GRID computing is much less resource efficient than SMP computing, but cheaper to build, ridiculously easy to partition, and highly scalable in terms of the number of tasks supported - making it the natural hardware expression for key VM ideas on process separation, resource management, and usage tracking. The cell technology lets IBM move this from theory to practice; implementing VM control ideas across large scale GRIDs.
Such machines have not, in the past, achieved very good processor utilisation with even the best of today's GRID style super-computers not typically maintaining even 30% of their theoretical LINPACK capacity when subjected to real workloads. IBM's machine, however, is expected to produce much higher ratios for two reasons. The most obvious of these is that the built in high speed communication combines with the GRID on a chip approach to allow very dense processor packaging in which propagation delay is minimised. Less obviously, however, performance losses usually increase non linearly with the number of CPUs in a grid, and partitioning a heavily loaded grid therefore improves performance by decreasing the number of "engines" allocated to each process.
That's counter-intuitive, and the exact opposite of what happens in an SMP environment where partitioning wastes resources, but will have the effect of allowing IBM to scale servers to benchmarks and consequently turn in some awesome numbers while ratifying its community's most deeply held perceptions about the one right way to manager servers.
The Achile's heel in IBM's strategy may turn out to be power use. This won't help Wintel which suffers from the same problem, but may offer Sun a significant advantage because SMP on a chip naturally reduces power consumption by eliminating redundancies and reducing transmission distances. Actual system power usage is usually largely determined by memory and therefore workload but, all other things being equal, Sun's processor advantage coupled with the use of higher density (lower power) memory such as that produced by Micron's new "6F" process could mean that a typical 16-way "Rock" based system running a mixed workload in 64GB of memory will draw about the same power as a four way IBM Cell system with 16GB of Toshiba's custom DDR product.
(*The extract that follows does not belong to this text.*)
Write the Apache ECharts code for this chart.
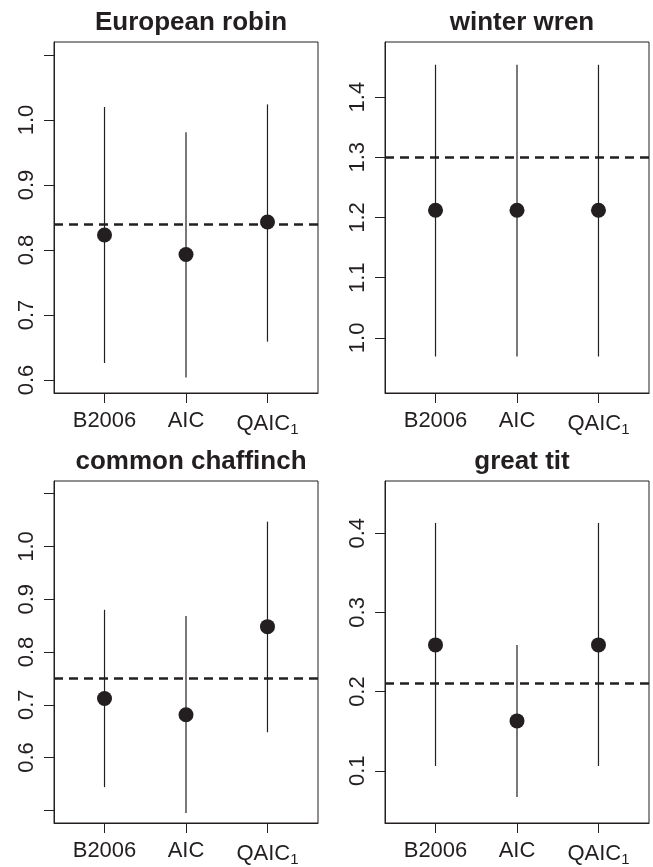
<!DOCTYPE html>
<html>
<head>
<meta charset="utf-8">
<script src="https://cdn.jsdelivr.net/npm/echarts@6/dist/echarts.min.js"></script>
<style>
  html, body { margin: 0; padding: 0; background: #fff; }
  #chart { width: 653px; height: 867px; }
</style>
</head>
<body>
<div id="chart"></div>
<script>
// Methods on the x axis
var methods = ['B2006', 'AIC', 'QAIC1'];

// European robin
var robinEst = [0.823, 0.793, 0.843];
var robinLo = [0.626, 0.604, 0.659];
var robinHi = [1.020, 0.981, 1.024];
var robinRef = 0.84;
var robinTicks = [0.6, 0.7, 0.8, 0.9, 1.0, 1.1];
var robinLabels = [0.6, 0.7, 0.8, 0.9, 1.0];

// winter wren
var wrenEst = [1.212, 1.212, 1.212];
var wrenLo = [0.969, 0.969, 0.969];
var wrenHi = [1.454, 1.454, 1.454];
var wrenRef = 1.30;
var wrenTicks = [1.0, 1.1, 1.2, 1.3, 1.4];
var wrenLabels = [1.0, 1.1, 1.2, 1.3, 1.4];

// common chaffinch
var chaffEst = [0.712, 0.681, 0.848];
var chaffLo = [0.544, 0.495, 0.648];
var chaffHi = [0.880, 0.868, 1.047];
var chaffRef = 0.75;
var chaffTicks = [0.5, 0.6, 0.7, 0.8, 0.9, 1.0, 1.1];
var chaffLabels = [0.6, 0.7, 0.8, 0.9, 1.0];

// great tit
var titEst = [0.259, 0.163, 0.259];
var titLo = [0.106, 0.067, 0.106];
var titHi = [0.413, 0.259, 0.413];
var titRef = 0.21;
var titTicks = [0.1, 0.2, 0.3, 0.4];
var titLabels = [0.1, 0.2, 0.3, 0.4];

var INK = '#231f20';
var FONT = '"Liberation Sans", Arial, Helvetica, sans-serif';

// panel layout: title, data, y range, grid box
var panels = [
    { title: 'European robin', est: robinEst, lo: robinLo, hi: robinHi, ref: robinRef,
      ticks: robinTicks, labels: robinLabels, ymin: 0.58, ymax: 1.12,
      left: 54, top: 42, width: 264, height: 351 },
    { title: 'winter wren', est: wrenEst, lo: wrenLo, hi: wrenHi, ref: wrenRef,
      ticks: wrenTicks, labels: wrenLabels, ymin: 0.9084, ymax: 1.4916,
      left: 385, top: 42, width: 264, height: 351 },
    { title: 'common chaffinch', est: chaffEst, lo: chaffLo, hi: chaffHi, ref: chaffRef,
      ticks: chaffTicks, labels: chaffLabels, ymin: 0.476, ymax: 1.124,
      left: 54, top: 481, width: 264, height: 350 },
    { title: 'great tit', est: titEst, lo: titLo, hi: titHi, ref: titRef,
      ticks: titTicks, labels: titLabels, ymin: 0.034, ymax: 0.466,
      left: 385, top: 481, width: 264, height: 350 }
];

var titles = [], grids = [], xAxes = [], yAxes = [], series = [];

panels.forEach(function(p, i) {
    titles.push({
        text: p.title,
        left: p.left + p.width / 2,
        top: p.top - 37,
        textAlign: 'center',
        textStyle: { fontSize: 26, fontWeight: 'bold', color: INK, fontFamily: FONT }
    });

    grids.push({
        left: p.left, top: p.top, width: p.width, height: p.height,
        show: true, borderColor: INK, borderWidth: 1, backgroundColor: 'transparent'
    });

    xAxes.push({
        type: 'value', gridIndex: i, min: 0.38, max: 3.62,
        splitLine: { show: false },
        axisLine: { show: true, lineStyle: { color: INK, width: 1 } },
        axisTick: { show: true, length: 10, customValues: [1, 2, 3], lineStyle: { color: INK, width: 1 } },
        axisLabel: {
            customValues: [1, 2, 3], margin: 17, color: INK, fontSize: 22, fontFamily: FONT,
            formatter: function(v) {
                var k = Math.round(v) - 1;
                if (k === 2) return '{m|QAIC}{s|1}';
                return methods[k];
            },
            rich: {
                m: { fontSize: 22, fontFamily: FONT, color: INK },
                s: { fontSize: 15, fontFamily: FONT, color: INK, verticalAlign: 'bottom', padding: [12, 0, 0, 0] }
            }
        }
    });

    yAxes.push({
        type: 'value', gridIndex: i, min: p.ymin, max: p.ymax,
        splitLine: { show: false },
        axisLine: { show: true, lineStyle: { color: INK, width: 1 } },
        axisTick: { show: true, length: 10, customValues: p.ticks, lineStyle: { color: INK, width: 1 } },
        axisLabel: {
            customValues: p.labels, rotate: 90, margin: 16, color: INK, fontSize: 22, fontFamily: FONT,
            formatter: function(v) { return v.toFixed(1); }
        }
    });

    var bars = p.lo.map(function(lo, k) { return [k + 1, lo, p.hi[k]]; });
    series.push({
        type: 'custom', xAxisIndex: i, yAxisIndex: i,
        data: bars,
        renderItem: function(params, api) {
            var x = api.value(0);
            var a = api.coord([x, api.value(1)]);
            var b = api.coord([x, api.value(2)]);
            return {
                type: 'line',
                shape: { x1: a[0], y1: a[1], x2: b[0], y2: b[1] },
                style: { stroke: INK, lineWidth: 1.2 }
            };
        }
    });

    series.push({
        type: 'scatter', xAxisIndex: i, yAxisIndex: i,
        symbol: 'circle', symbolSize: 15,
        itemStyle: { color: INK, opacity: 1 },
        data: p.est.map(function(v, k) { return [k + 1, v]; }),
        markLine: {
            silent: true, symbol: 'none', label: { show: false },
            lineStyle: { color: INK, width: 2.5, type: [9, 6], opacity: 1 },
            data: [{ yAxis: p.ref }]
        },
        z: 3
    });
});

var chart = echarts.init(document.getElementById('chart'));
chart.setOption({
    animation: false,
    backgroundColor: '#fff',
    title: titles,
    grid: grids,
    xAxis: xAxes,
    yAxis: yAxes,
    series: series
});

window.addEventListener('resize', function() {
    chart.resize();
});
</script>
</body>
</html>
More speculatively, if work on the preprocessors succeeds Sun could opt for a memory embedded floating point array processor along the lines pioneered by Micron's "Yukon" technology without giving up either backwards software compatibility with previous SPARC products or its advantages in SMP throughput. That, of course, would give it the ability to at least match IBM on floating point performance without incurring the power costs that go with high megahertz rates.
Right now IBM seems to be several years behind Sun on both hardware and software, but GRIDs are simpler than SMP and cellular computing therefore offers IBM both a performance advantage and a way to catch up. As a result the coming battle for data center supremacy seems to be shaping up as a clear competition between the hardware expressions of key ideas on both sides.
In the IBM corner, traditional mainframe ideas about control and management animate GRID-on-a-Chip computing with ultra secure partitioning and per process resource allocation backed by unrivalled floating point performance, easy scalability, and low cost.
In the Unix corner, the movement toward information and community integration will continue as the network disappears into the computer with both SMP and I/O moving into hardware to provide low cost, high bandwidth, software services to entire communities of users.
That's two unopposable forces heading for collision - and grinding up Wintel between them.